Lately, I’ve had a bad case of “vacation brain”!
As is usual at this point in the year, we have reached the end of our first semester, and are busy with our Advent creative block. Co-op is over until January, and we are spending our days making gifts, practicing music, and cleaning the house!
I had a nice, clearly blocked-out plan, but I am finding that we are only doing about half of what I had hoped to accomplish. Math for the bigger children and reading for the little guy hasn’t happened at all this week, and I think the problem is that I have a case of “vacation brain” and would rather sit and drink coffee than do what’s necessary to keep everyone moving.
To some extent, I’m fine with this slower pace. I know that we have worked hard through the fall, and that a few weeks of an lighter schedule will be refreshing. We aren’t just sitting around doing nothing—gifts are being made, and this week I’ve been doing a major housecleaning of all the corners and places that typically don’t get cleaned in our weekly rotations. I keep reminding myself that we are still learning and making progress, and that spending some time with less structure is good for all of us!

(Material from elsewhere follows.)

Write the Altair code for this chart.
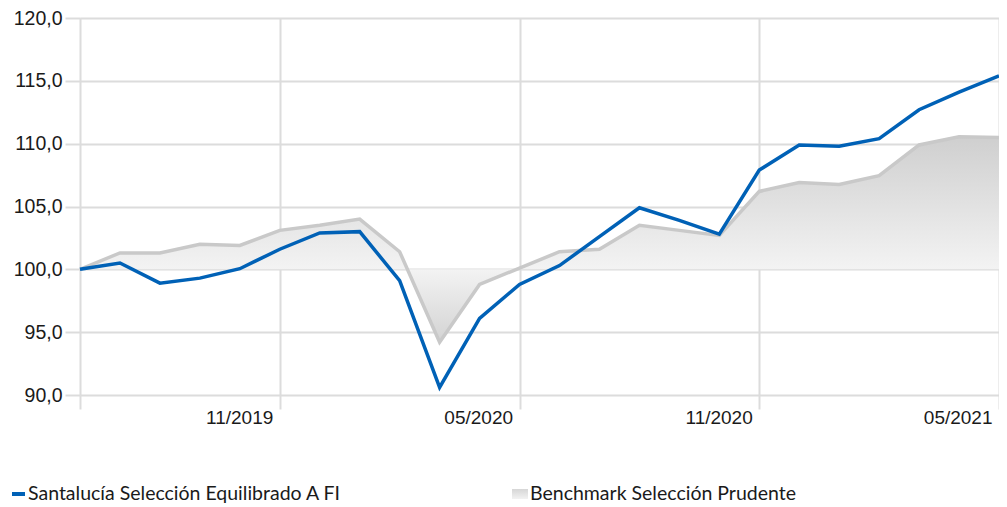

Having less structure is hard, though. I’m kind of an “all or nothing” person, so when we step away from our routine too much, I tend to just let everything go! Having that much slack makes it clear quickly where we all need additional sanctification, and I then have to spend a good bit of time working on attitudes—mine included!—and work ethic. (Did you know it can take two hours to unload a dishwasher?) It’s a lot of hard work, and I find myself more short-tempered than I would like to be. Our Advent time isn’t the peaceful, creative time I had imagined but a time of working to prepare in time for Christmas.
Then I realize—maybe working hard to prepare is exactly what an Advent “school” should be. After all, Mary would certainly have been working hard at this time; traveling across Judea by foot and donkey was anything but easy! Perhaps this time of preparation of our homes and hearts is meant to include not only the hard work of cleaning the neglected corners and sorting and discarding the things that have accumulated (treasured schoolwork?) but also the hard spiritual labour of opening the corners of our souls to the Holy Spirit and allowing Him to turn out the rubbish that we love so much.
In some ways, I am just like my five-year-old. (Given the opportunity, he would keep all the things. Every. Single. Paper.) I would rather hold onto my “reasons” for being annoyed or frustrated, and my little grudges over life, and my imagination not being in sync with one another. I must teach him discernment in what to keep, and the Holy Spirit must teach me to lay down my “self” and my “rights” in order to grow in holiness. These are not easy lessons—and they may often involve tears—but they are a necessary part of preparing our hearts and homes to receive the Infant King.
A few practical thoughts:
- I find it helpful when we aren’t following our usual schedule to just jot down a little “block” style schedule for the day—at least for the morning hours that are normally filled with academic work. This only takes about ten minutes and keeps me on track. Something simple like: MorningTime, 1 hour project block (with a list of which project each child is working on), 1 hour housekeeping block (again with a list of which children will do what during that hour), etc. I do this on notebook paper with a pretty pen and will file them in the December section of my 2018 binder to remind me what we did.
- Make a point of keeping whatever daily spiritual practices you normally do in their normal place. It is way too easy for family prayer time or private devotions to disappear when the schedule slacks up, and this is a time when we need more and not less grace.
- Be careful not to overschedule with fun activities! You don’t actually have more hours in the day, but you are just using them differently. Check out this blog post: White Space: Why It’s Essential
- Make sure that you aren’t confusing what you imagine the time will be like with reasonable expectations. This is one of the fastest ways I know to turn into a super grouchy mom. Our imaginations always leave out the toddler deciding to potty train unexpectedly, the day of a family-wide stomach bug, or the almost-eight-year-old waking up with a full-on case of “the pesties”—our name for that mood in which a child can only bother everyone they come near!
Above all, use this time in love as you prepare to receive Him who is Love Incarnate.